Coronavirus vaccine makers tightly controlled who was enrolled to their trials, their vaccine dosages, the timing of those doses and much more – but they did not monitor participants’ other behaviors, like mask-wearing, that affect infection risks.
Trial participants were left to decide for themselves where and how often to wear masks and how to practice social distancing, one told Business Insider.
And these differences in how coronavirus vaccine trial participants behaved could have drastic effects on how likely people who got the vaccine, versus those who got a placebo, were to get infected.
Neither Moderna nor Pfizer gave trial participants instructions on how to behave to try to reduce their infection risks (or not), and didn’t log ths behaviors either, unless they suspected someone had caught coronavirus.
It doesn’t necessarily mean that the two leading vaccines don’t live up to the 90 percent efficacy found by their trials, but it does leave a gap in what we know about how much protection is offered by a shot versus by masking and social distancing.
And it comes as the results of AstraZeneca’s trial for the Oxford University-designed shot come under fire after Oxford acknowledged that it was a manufacturing error that led it to try giving participants a half-dose for their first shot – an accidental arm of the trial that proved most effective.
Neither Moderna nor Pfizer monitored whether their thousands of coronavirus vaccine trial participants wore masks, socially distanced or behaved in ways that might affect their chances of catching the virus.
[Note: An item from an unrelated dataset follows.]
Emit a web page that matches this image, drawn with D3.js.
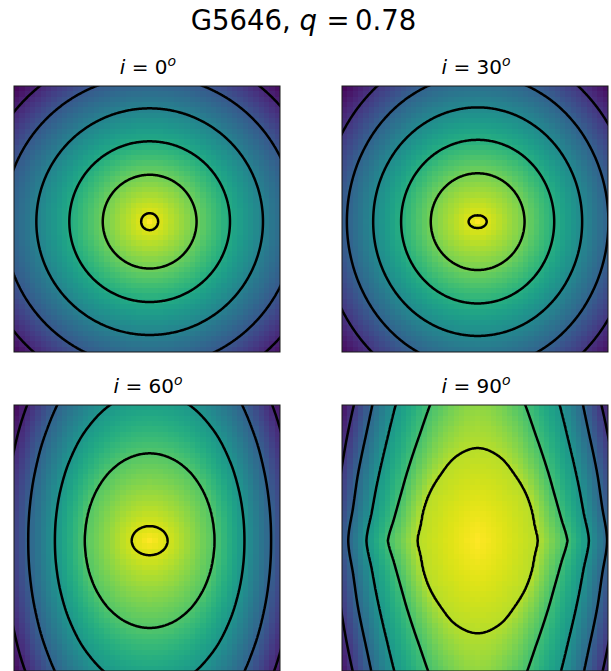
<!DOCTYPE html>
<html>
<head>
<meta charset="utf-8">
<script src="https://cdn.jsdelivr.net/npm/d3@7"></script>
<style>
  html, body { margin: 0; padding: 0; background: #ffffff; }
  svg { display: block; }
  text { font-family: "DejaVu Sans", sans-serif; fill: #000; }
</style>
</head>
<body>
<svg id="chart" width="611" height="671"></svg>
<script>
// ---------------- data ----------------
const galaxyId = "G5646";
const axisRatioQ = "0.78";
const inclinations = [0, 30, 60, 90];            // degrees, one panel each
const gridSize = 50;                              // model image is 50 x 50 pixels
const peakIndex = 25;                             // brightest pixel (column/row index)
const sampleAngles = [0, 15, 30, 45, 60, 75, 90]; // polar angles where contour radii were read
const peakLevel = 1.0;                            // colour-scale value at the peak
const pointedSides = [false, false, false, true]; // contours meet the x-axis in a corner

// colour-scale value of each contour (inner -> outer)
const levels_i0  = [0.95, 0.78, 0.61, 0.44, 0.27, 0.10];
const levels_i30 = [0.95, 0.79, 0.63, 0.47, 0.31, 0.15];
const levels_i60 = [0.94, 0.73, 0.52, 0.31, 0.10];
const levels_i90 = [0.89, 0.70, 0.52, 0.33, 0.15];

// contour radius (model pixels) at each sample angle, one row per contour
const radii_i0 = [
  [1.59, 1.59, 1.59, 1.59, 1.59, 1.59, 1.59],
  [8.82, 8.82, 8.82, 8.82, 8.82, 8.82, 8.82],
  [15.10, 15.10, 15.10, 15.10, 15.10, 15.10, 15.10],
  [21.30, 21.30, 21.30, 21.30, 21.30, 21.30, 21.30],
  [27.40, 27.40, 27.40, 27.40, 27.40, 27.40, 27.40],
  [32.80, 32.80, 32.80, 32.80, 32.80, 32.80, 32.80]
];
const radii_i30 = [
  [1.69, 1.63, 1.50, 1.37, 1.27, 1.20, 1.18],
  [8.82, 8.84, 8.89, 8.95, 9.02, 9.08, 9.10],
  [14.39, 14.45, 14.62, 14.86, 15.12, 15.31, 15.38],
  [19.64, 19.76, 20.06, 20.51, 20.98, 21.34, 21.48],
  [24.58, 24.75, 25.23, 25.95, 26.72, 27.34, 27.58],
  [29.46, 29.66, 30.26, 31.16, 32.14, 32.91, 33.21]
];
const radii_i60 = [
  [3.38, 3.32, 3.17, 3.00, 2.85, 2.75, 2.72],
  [12.20, 12.38, 12.95, 13.85, 14.97, 15.98, 16.42],
  [17.82, 18.19, 19.32, 21.28, 23.98, 26.75, 28.05],
  [22.83, 23.36, 24.99, 27.90, 32.16, 36.89, 39.21],
  [27.32, 27.95, 29.92, 33.49, 38.71, 44.56, 47.47]
];
const radii_i90 = [
  [11.35, 11.14, 11.74, 12.76, 14.17, 16.27, 17.41],
  [16.89, 16.25, 16.77, 18.61, 22.25, 29.64, 43.15],
  [20.92, 20.62, 21.80, 24.62, 30.39, 42.21, 61.91],
  [24.33, 24.24, 25.89, 29.40, 36.89, 54.41, 84.43],
  [27.32, 27.34, 29.34, 33.49, 41.39, 59.29, 93.81]
];

const panelLevels = [levels_i0, levels_i30, levels_i60, levels_i90];
const panelRadii = [radii_i0, radii_i30, radii_i60, radii_i90];

// ---------------- layout ----------------
const panelSize = 266;
const panelOrigins = [[14, 86], [342, 86], [14, 405], [342, 405]];

const svg = d3.select("#chart");
const color = d3.scaleSequential(d3.interpolateViridis).domain([0, 1]).clamp(true);

// smooth (Catmull-Rom) interpolation of the inverse radius between sampled angles
function radiusAt(row, a, cusp) {
  const h = sampleAngles[1] - sampleAngles[0];
  const n = row.length;
  const u = i => {
    if (i < 0) return cusp ? 2 / row[0] - 1 / row[-i] : 1 / row[-i];
    if (i > n - 1) return 1 / row[2 * (n - 1) - i];
    return 1 / row[i];
  };
  let k = Math.floor((a - sampleAngles[0]) / h);
  k = Math.max(0, Math.min(k, n - 2));
  const t = (a - sampleAngles[k]) / h;
  const p0 = u(k - 1), p1 = u(k), p2 = u(k + 1), p3 = u(k + 2);
  const v = 0.5 * (2 * p1 + (-p0 + p2) * t + (2 * p0 - 5 * p1 + 4 * p2 - p3) * t * t +
            (-p0 + 3 * p1 - 3 * p2 + p3) * t * t * t);
  return 1 / v;
}

function fieldAt(levels, radii, cusp, dx, dy) {
  const r = Math.hypot(dx, dy);
  const a = Math.atan2(Math.abs(dy), Math.abs(dx)) * 180 / Math.PI;
  const R = radii.map(row => radiusAt(row, a, cusp));
  if (r <= R[0]) return peakLevel + (levels[0] - peakLevel) * r / R[0];
  for (let k = 1; k < R.length; k++) {
    if (r <= R[k]) return levels[k - 1] + (levels[k] - levels[k - 1]) * (r - R[k - 1]) / (R[k] - R[k - 1]);
  }
  const n = R.length;
  return levels[n - 1] + (levels[n - 1] - levels[n - 2]) * (r - R[n - 1]) / (R[n - 1] - R[n - 2]);
}

// suptitle
const sup = svg.append("text")
  .attr("x", 303.5).attr("y", 30)
  .attr("text-anchor", "middle")
  .attr("font-size", 27.5);
sup.append("tspan").text(galaxyId + ", ");
sup.append("tspan").attr("font-style", "italic").text("q");
sup.append("tspan").attr("dx", 4).text("\u2009=\u2009" + axisRatioQ);

const defs = svg.append("defs");

inclinations.forEach((inc, idx) => {
  const [ox, oy] = panelOrigins[idx];
  const levels = panelLevels[idx];
  const radii = panelRadii[idx];
  const cusp = pointedSides[idx];
  const lo = -peakIndex - 0.5, hi = gridSize - peakIndex - 0.5;
  const x = d3.scaleLinear().domain([lo, hi]).range([ox, ox + panelSize]);
  const y = d3.scaleLinear().domain([lo, hi]).range([oy, oy + panelSize]);

  const clipId = "clip" + idx;
  defs.append("clipPath").attr("id", clipId)
    .append("rect").attr("x", ox).attr("y", oy).attr("width", panelSize).attr("height", panelSize);

  const g = svg.append("g").attr("clip-path", `url(#${clipId})`);

  // image cells
  const cells = d3.range(gridSize * gridSize).map(k => {
    const i = k % gridSize, j = Math.floor(k / gridSize);
    const dx = i - peakIndex, dy = j - peakIndex;
    return { dx, dy, v: fieldAt(levels, radii, cusp, dx, dy) };
  });
  const cw = x(1) - x(0);
  g.append("g").attr("shape-rendering", "crispEdges")
    .selectAll("rect").data(cells).join("rect")
    .attr("x", d => x(d.dx - 0.5))
    .attr("y", d => y(d.dy - 0.5))
    .attr("width", cw + 0.6)
    .attr("height", cw + 0.6)
    .attr("fill", d => color(d.v));

  // contours from a fine sampling of the same field
  const pad = 2.5;
  const flo = lo - pad, fhi = hi + pad;
  const n = 280;
  const step = (fhi - flo) / n;
  const values = new Float64Array(n * n);
  for (let j = 0; j < n; j++) {
    for (let i = 0; i < n; i++) {
      values[j * n + i] = fieldAt(levels, radii, cusp, flo + (i + 0.5) * step, flo + (j + 0.5) * step);
    }
  }
  const contours = d3.contours().size([n, n]).thresholds(levels)(values);
  const proj = d3.geoTransform({
    point(px, py) { this.stream.point(x(flo + px * step), y(flo + py * step)); }
  });
  const path = d3.geoPath(proj);
  g.append("g").selectAll("path").data(contours).join("path")
    .attr("d", path)
    .attr("fill", "none")
    .attr("stroke", "#000")
    .attr("stroke-width", 2.5)
    .attr("stroke-linejoin", "round");

  // frame
  svg.append("rect")
    .attr("x", ox).attr("y", oy).attr("width", panelSize).attr("height", panelSize)
    .attr("fill", "none").attr("stroke", "#1a1a1a").attr("stroke-width", 1);

  // panel title  i = N^o
  const t = svg.append("text")
    .attr("x", ox + panelSize / 2 + 1).attr("y", oy - 12)
    .attr("text-anchor", "middle")
    .attr("font-size", 20);
  t.append("tspan").attr("font-style", "italic").text("i");
  t.append("tspan").text(" = " + inc);
  t.append("tspan").attr("font-style", "italic").attr("font-size", 14).attr("dy", -8).text("o");
});
</script>
</body>
</html>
Pictured: A Massachusetts trial participant gets injected (file)
In order for Moderna and Pfizer to get a clear picture of how their vaccines would work in the wild, they needed to have a large group of trial participants with high odds of catching coronavirus.
So-called ‘challenge trias’ – which are now planned in the Netherlands – are ethically dicey because they involve intentionally infecting people with a virus after inoculating them against it, hopefully.
The alternative is a slower method of vaccinating half of a group, giving the other half a placebo, and returning them to their daily routines and waiting until some predetermined number of them get infected in the wild, so to speak.
In an effort to speed this process and ensure that infections did happen, Moderna and Pfizer recruited people like health care workers or other essential workers who would come into contact with many random people through their jobs or public transit.
But as these trial participants returned to normal life, the vaccine was not the only factor influencing whether or not they caught coronavirus.
‘They needed participants to interact moderately in the community, such as grocery shopping once a week, picking up food in restaurants, take out, or dining in once in a while,’ Jenny Hamilton, a 57-year-old former police officer who took part in Pfizer’s trial told Business Insider.
‘Masks and social distancing were left up to us.’
The Centers for Disease Control and Prevention (CDC) estimate that masks can block up to 80 percent of infectious droplets.
Mask-wearing in general is thought to reduce the spread by about 30 percent, and some scientists think that universal mask-wearing could practically eliminate transmissions.
Social distancing measures could reduce the spread of coronavirus by anywhere from 25 to 95 percent, depending on how soon after a first case of COVID-19 was found and how widely these measures were adopted.
Depending on how people and their communities do or do not behave to slow the spread of coronavirus, the odds of infection might change drastically.
So could these behaviors have skewed how well the vaccines worked?
In Pfizer’s trial, 162 people who got placebo vaccines developed COVID-19, while just eight people who received the real jab contracted the infection.
That gave the shot an efficacy rate of 95 percent.
Moderna has not yet released its final analysis, but early data suggest its vaccin blocked 94.5 percent of infections, with 95 COVID-19 cases, of which 90 were in the placebo group and five were among participants who got the shot.
There is also the potential that people who suspected they’d received the real shot – whether or not this was actually the case – may have been less careful about masking and social distancing.
But the preventive measures taken in their larger communities and would likely have much or more influence on their infection risks as the individual behaviors.
‘I’d imagine that behavioral differences between vaccine and placebo groups did not move the needle that much,’ Peter Doshi, an associate professor at the University of Maryland School of Pharmacy, told Business Insider.
‘Behavioral differences by geography, say between a city with a stay-at-home order and one without, shouldn’t bias the trial results because the trials are randomized at the individual level.’